【開催レポート】「宮城の手すき和紙体験教室」(2023/10/21)

2023年10月21日(土)、古民家 道中庵(宮城県仙台市太白区)にて、「宮城の手すき和紙体験教室(令和5年度文化庁伝統文化親子教室事業)」を開催しました。

 東北工芸ことはじめでは、東北6県の風土に根差した工芸を、現代の暮らしの中に取り入れ、親子で楽しむことができる機会を提供するとともに、工芸の継承に寄与するため、主にものづくりやデザインに焦点をあてたワークショップのプログラム開発や運営を行っています。

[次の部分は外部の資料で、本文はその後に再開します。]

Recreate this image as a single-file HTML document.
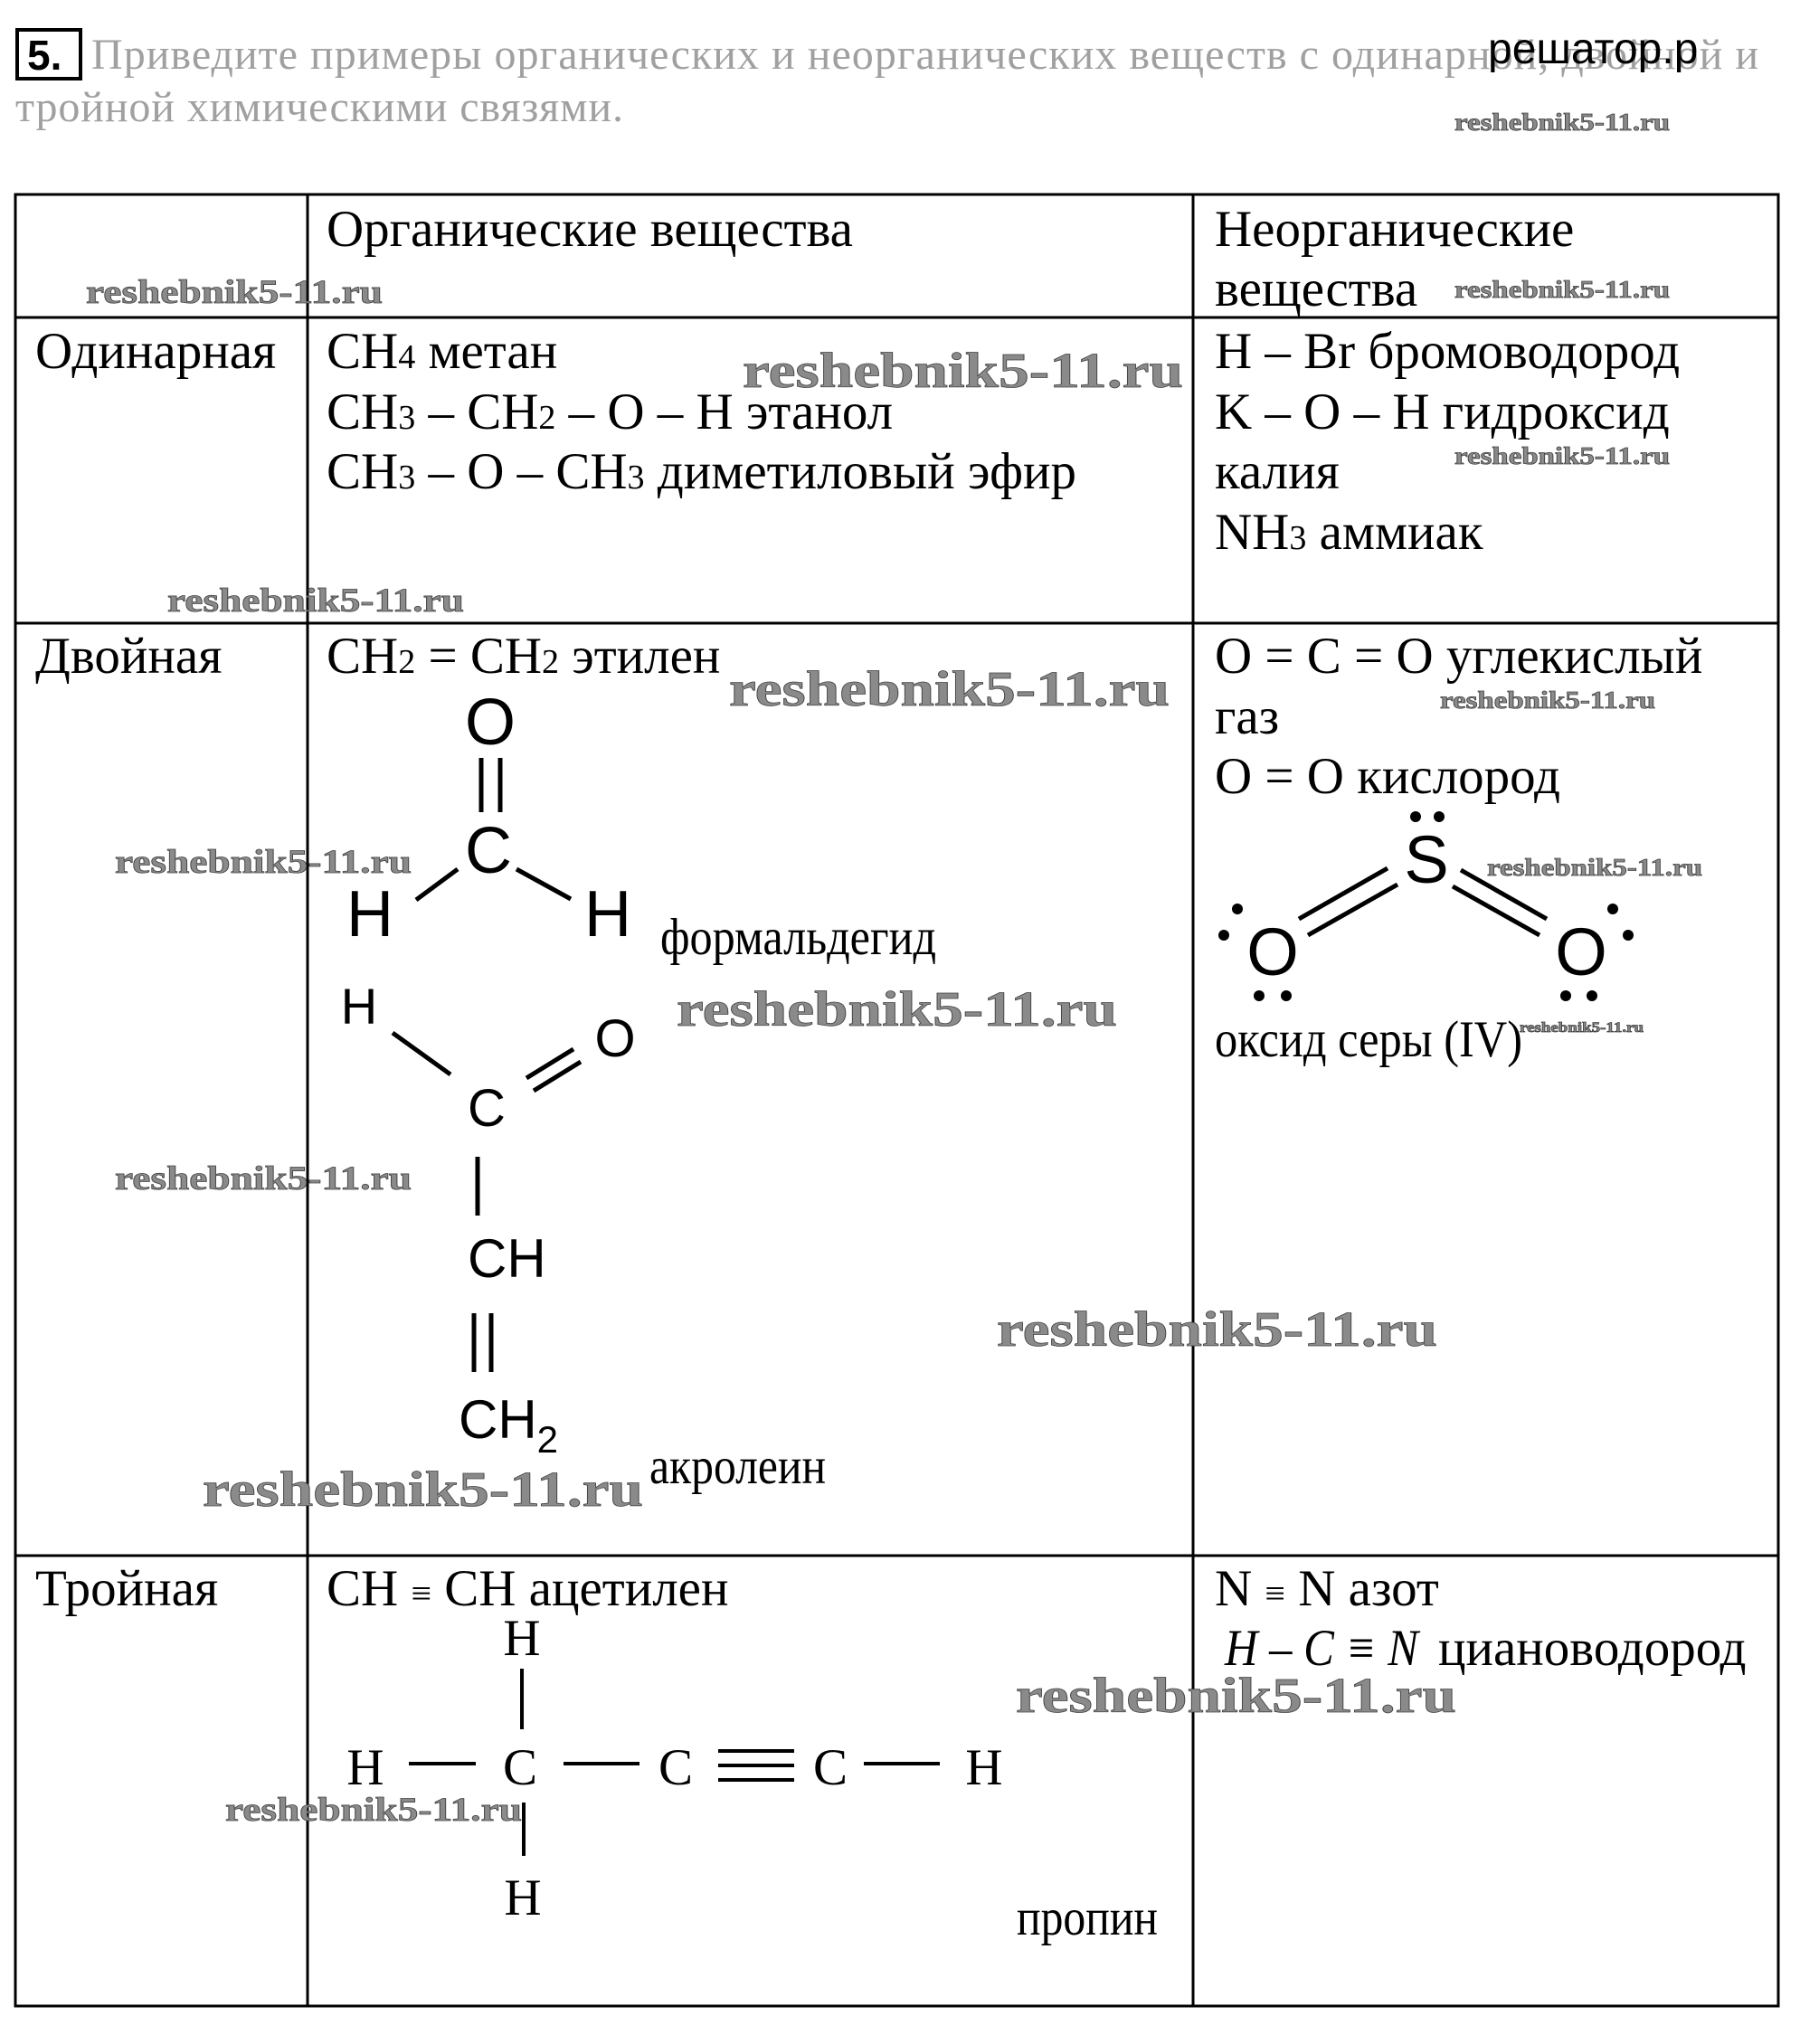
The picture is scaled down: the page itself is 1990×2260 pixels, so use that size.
<!DOCTYPE html>
<html><head><meta charset="utf-8"><style>
html,body{margin:0;padding:0;background:#fff;}
svg{display:block;}
.t{font-family:"Liberation Serif",serif;font-size:57px;fill:#000;}
.s{font-family:"Liberation Sans",sans-serif;fill:#000;}
.w{font-family:"Liberation Serif",serif;font-weight:bold;fill:#8a8a8a;stroke:#444;stroke-width:0.8px;}
.g{font-family:"Liberation Serif",serif;font-size:48px;fill:#a0a0a0;}
</style></head><body>
<svg width="1990" height="2260" viewBox="0 0 1990 2260" xmlns="http://www.w3.org/2000/svg">
<rect x="19" y="33" width="70" height="54" fill="none" stroke="#000" stroke-width="4"/>
<text x="30" y="77" style="font-family:'Liberation Sans',sans-serif;font-weight:bold;font-size:46px">5.</text>
<text class="g" x="101" y="76" textLength="1843">Приведите примеры органических и неорганических веществ с одинарной, двойной и</text>
<text class="g" x="17" y="134" textLength="672">тройной химическими связями.</text>
<text x="1645" y="70" style="font-family:'Liberation Sans',sans-serif;font-size:48px">решатор.р</text>

<g stroke="#000" stroke-width="3" fill="none">
<rect x="17" y="215" width="1949" height="2003"/>
<line x1="17" y1="351" x2="1966" y2="351"/>
<line x1="17" y1="689" x2="1966" y2="689"/>
<line x1="17" y1="1720" x2="1966" y2="1720"/>
<line x1="340" y1="215" x2="340" y2="2218"/>
<line x1="1319" y1="215" x2="1319" y2="2218"/>
</g>

<text class="t" x="361" y="272">Органические вещества</text>
<text class="t" x="1343" y="272">Неорганические</text>
<text class="t" x="1343" y="338">вещества</text>

<text class="t" x="39" y="407">Одинарная</text>
<text class="t" x="361" y="407">CH<tspan font-size="38">4</tspan> метан</text>
<text class="t" x="361" y="474">CH<tspan font-size="38">3</tspan> – CH<tspan font-size="38">2</tspan> – O – H этанол</text>
<text class="t" x="361" y="540">CH<tspan font-size="38">3</tspan> – O – CH<tspan font-size="38">3</tspan> диметиловый эфир</text>
<text class="t" x="1343" y="407">H – Br бромоводород</text>
<text class="t" x="1343" y="474">K – O – H гидроксид</text>
<text class="t" x="1343" y="540">калия</text>
<text class="t" x="1343" y="607">NH<tspan font-size="38">3</tspan> аммиак</text>

<text class="t" x="39" y="744">Двойная</text>
<text class="t" x="361" y="744">CH<tspan font-size="38">2</tspan> = CH<tspan font-size="38">2</tspan> этилен</text>
<text class="t" x="1343" y="744">O = C = O углекислый</text>
<text class="t" x="1343" y="811">газ</text>
<text class="t" x="1343" y="877">O = O кислород</text>

<text class="s" x="542" y="823" font-size="72" text-anchor="middle">O</text>
<g stroke="#000" stroke-width="5">
<line x1="532" y1="838" x2="532" y2="898"/><line x1="553" y1="838" x2="553" y2="898"/>
<line x1="506" y1="961" x2="460" y2="995"/>
<line x1="571" y1="961" x2="631" y2="994"/>
</g>
<text class="s" x="540" y="965" font-size="72" text-anchor="middle">C</text>
<text class="s" x="409" y="1035" font-size="72" text-anchor="middle">H</text>
<text class="s" x="672" y="1035" font-size="72" text-anchor="middle">H</text>
<text class="t" x="730" y="1055" font-size="42" textLength="305" lengthAdjust="spacingAndGlyphs">формальдегид</text>

<text class="s" x="397" y="1132" font-size="56" text-anchor="middle">H</text>
<text class="s" x="538" y="1245" font-size="58" text-anchor="middle">C</text>
<text class="s" x="680" y="1168" font-size="58" text-anchor="middle">O</text>
<g stroke="#000" stroke-width="5">
<line x1="434" y1="1142" x2="498" y2="1188"/>
<line x1="582" y1="1192" x2="634" y2="1160"/>
<line x1="590" y1="1206" x2="642" y2="1174"/>
<line x1="528" y1="1279" x2="528" y2="1344"/>
<line x1="524" y1="1452" x2="524" y2="1517"/>
<line x1="543" y1="1452" x2="543" y2="1517"/>
</g>
<text class="s" x="517" y="1412" font-size="60">CH</text>
<text class="s" x="507" y="1590" font-size="60">CH<tspan font-size="42" dy="16">2</tspan></text>
<text class="t" x="718" y="1640" font-size="42" textLength="195" lengthAdjust="spacingAndGlyphs">акролеин</text>

<text class="s" x="1577" y="976" font-size="74" text-anchor="middle">S</text>
<g fill="#000">
<circle cx="1565" cy="903" r="6"/><circle cx="1591" cy="903" r="6"/>
<circle cx="1368" cy="1005" r="6"/><circle cx="1353" cy="1034" r="6"/>
<circle cx="1392" cy="1101" r="6"/><circle cx="1422" cy="1101" r="6"/>
<circle cx="1783" cy="1005" r="6"/><circle cx="1800" cy="1034" r="6"/>
<circle cx="1731" cy="1101" r="6"/><circle cx="1760" cy="1101" r="6"/>
</g>
<g stroke="#000" stroke-width="5">
<line x1="1436" y1="1016" x2="1534" y2="960"/>
<line x1="1446" y1="1034" x2="1545" y2="978"/>
<line x1="1615" y1="962" x2="1710" y2="1016"/>
<line x1="1606" y1="980" x2="1702" y2="1034"/>
</g>
<text class="s" x="1407" y="1078" font-size="74" text-anchor="middle">O</text>
<text class="s" x="1748" y="1078" font-size="74" text-anchor="middle">O</text>
<text class="t" x="1343" y="1168" font-size="46" textLength="340" lengthAdjust="spacingAndGlyphs">оксид серы (IV)</text>

<text class="t" x="39" y="1775">Тройная</text>
<text class="t" x="361" y="1775">CH <tspan font-size="40">≡</tspan> CH ацетилен</text>
<text class="t" x="1343" y="1775">N <tspan font-size="40">≡</tspan> N азот</text>
<text class="t" x="1354" y="1841" font-style="italic" textLength="214" lengthAdjust="spacingAndGlyphs">H – C ≡ N</text>
<text class="t" x="1590" y="1841">циановодород</text>

<g class="t" font-size="70">
<text x="577" y="1830" text-anchor="middle">H</text>
<text x="404" y="1973" text-anchor="middle">H</text>
<text x="575" y="1973" text-anchor="middle">C</text>
<text x="747" y="1973" text-anchor="middle">C</text>
<text x="918" y="1973" text-anchor="middle">C</text>
<text x="1088" y="1973" text-anchor="middle">H</text>
<text x="578" y="2117" text-anchor="middle">H</text>
</g>
<g stroke="#000" stroke-width="4">
<line x1="577" y1="1845" x2="577" y2="1912"/>
<line x1="579" y1="1993" x2="579" y2="2052"/>
<line x1="452" y1="1950" x2="526" y2="1950"/>
<line x1="623" y1="1950" x2="707" y2="1950"/>
<line x1="794" y1="1936" x2="878" y2="1936"/>
<line x1="794" y1="1952" x2="878" y2="1952"/>
<line x1="794" y1="1968" x2="878" y2="1968"/>
<line x1="955" y1="1950" x2="1039" y2="1950"/>
</g>
<text class="t" x="1124" y="2139" font-size="42" textLength="156" lengthAdjust="spacingAndGlyphs">пропин</text>

<g>
<text class="w" x="1608" y="144" font-size="27" textLength="238" lengthAdjust="spacingAndGlyphs">reshebnik5-11.ru</text>
<text class="w" x="95" y="335" font-size="37" textLength="328" lengthAdjust="spacingAndGlyphs">reshebnik5-11.ru</text>
<text class="w" x="1608" y="329" font-size="27" textLength="238" lengthAdjust="spacingAndGlyphs">reshebnik5-11.ru</text>
<text class="w" x="821" y="428" font-size="55" textLength="487" lengthAdjust="spacingAndGlyphs">reshebnik5-11.ru</text>
<text class="w" x="1608" y="513" font-size="27" textLength="238" lengthAdjust="spacingAndGlyphs">reshebnik5-11.ru</text>
<text class="w" x="185" y="676" font-size="37" textLength="328" lengthAdjust="spacingAndGlyphs">reshebnik5-11.ru</text>
<text class="w" x="806" y="780" font-size="55" textLength="487" lengthAdjust="spacingAndGlyphs">reshebnik5-11.ru</text>
<text class="w" x="1592" y="783" font-size="27" textLength="238" lengthAdjust="spacingAndGlyphs">reshebnik5-11.ru</text>
<text class="w" x="127" y="965" font-size="37" textLength="328" lengthAdjust="spacingAndGlyphs">reshebnik5-11.ru</text>
<text class="w" x="1644" y="968" font-size="27" textLength="238" lengthAdjust="spacingAndGlyphs">reshebnik5-11.ru</text>
<text class="w" x="748" y="1134" font-size="55" textLength="487" lengthAdjust="spacingAndGlyphs">reshebnik5-11.ru</text>
<text class="w" x="1680" y="1141" font-size="16" textLength="137" lengthAdjust="spacingAndGlyphs">reshebnik5-11.ru</text>
<text class="w" x="127" y="1315" font-size="37" textLength="328" lengthAdjust="spacingAndGlyphs">reshebnik5-11.ru</text>
<text class="w" x="1102" y="1488" font-size="55" textLength="487" lengthAdjust="spacingAndGlyphs">reshebnik5-11.ru</text>
<text class="w" x="224" y="1665" font-size="55" textLength="487" lengthAdjust="spacingAndGlyphs">reshebnik5-11.ru</text>
<text class="w" x="1123" y="1893" font-size="55" textLength="487" lengthAdjust="spacingAndGlyphs">reshebnik5-11.ru</text>
<text class="w" x="249" y="2013" font-size="37" textLength="328" lengthAdjust="spacingAndGlyphs">reshebnik5-11.ru</text>
</g>
</svg>
</body></html>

 子どもにも身近な紙をテーマとすることで、工芸への興味関心を持つ層の拡大につなげるとともに、子ども達が和紙についての歴史や和紙の特徴、流しすきの技法などについて知り、日本文化について自分の言葉で人に伝え、広がることを期待しています。

この日は、自分ですいた和紙を水切りという技法で本のサイズにカットして、ステンシルをしてブックカバーをつくりました。

「宮城の手すき和紙体験教室」プログラム内容・・・全5回(3日間)

2023年8月19日(土)
①全体ガイダンス、職人さんから和紙の歴史や特徴を学ぶ、工房見学
②コウゾやトロロアオイ畑の観察、工房周辺の散策

2023年9月9日(土)
③流しすき体験

2023年10月21日(土)
④デザインワークやステンシルの手順の説明、和紙の水切り体験
⑤ブックカバー創作

9月9日(土)に続き3日目となる今回は和紙の水切り体験とステンシルでのブックカバー創作です。
>>【8月19日の開催レポート】はこちらをご覧ください
>>【9月9日の開催レポート】はこちらをご覧ください

ブックカバーをかけたい本ってどんな本?

体験教室は、ブックカバーをかける本のタイトルと、その本を選んだ理由の発表からスタートです。
参加者による本選びの発表は、毎年、私たちスタッフも楽しみな時間です。

和紙の風合いをいかす「水切り」

本の大きさに合わせて和紙をカットすため、「水切り」という技法に挑戦します。
ハサミやカッターでカットせず水切りの技法を使うことで、はしっこが和紙ならではの風合いになります。


水切り

【準備物】
水(コップ等に入れて)、筆(絵具等がついていないもの)

【手順】
1.本の大きさにあわせて和紙に切りたい線の折り目をつける
2.コップ等に水を準備して筆に水をふくませる
3.和紙の折り目を筆でなぞって和紙に水をふくませる
4.筆でなぞった線で和紙をさいていく
(破るというより「さく」感じ)

水切りについてはこちらの記事にも紹介しています>https://cotohajime.jp/post-2422/


どんなデザインにすればいいの?

例えば、本の内容や登場人物等を手掛かりにモチーフを考えます。
講師とのやりとりの中で徐々に下書きが進んでいき、いつの間にか誰もがステンシルに夢中になります。
今年も誰もが納得のいく仕上がりになったようでした。

毎年、参加者からの声が私たちスタッフの励みになっています。
参加者アンケートより一部をご紹介します。

座学、原料畑の見学、手すき和紙体験、ブックカバーづくりとふだんできないことを子どもと一緒にできてとても良かったです。

テレビで紙の事をやっていた時、子ども達が「あ!これ知ってるよ!」と楽しそうにお話してくれました。

道ばたでコウゾやトトトアオイを探すようになりました。

和紙がとても上部な素材であることに驚きました。ブックカバーを使うのがとても楽しみです。

みなさんのホスピタリティが高く、楽しく活動できました。伝統文化に親しめる良い機会となりました。
ありがとうございました。

会場は地域に残る文化的な施設

道中庵の玄関横にある座敷には出来上がった和紙を並べて参加者の皆さんをお出迎え。

会場は、今年も道中庵を会場として使わせていただきました。
毎年、お父さんお母さんたちから「この建物、すごいですね」「来れて良かったです」といった感想をいただきます。
道中庵は、 2019年10月末で閉館したユースホステルです。
平成3年仙台市都市景観賞(歴史・文化部門)を受賞されているほか、フランスのミシュランガイドに掲載されたこともある国内外から高い評価を得た施設でもあります。
使わせてくださったオーナー様へこの場を借りてお礼申し上げます。

令和5年度の「宮城の手すき和紙体験教室」は終了しました。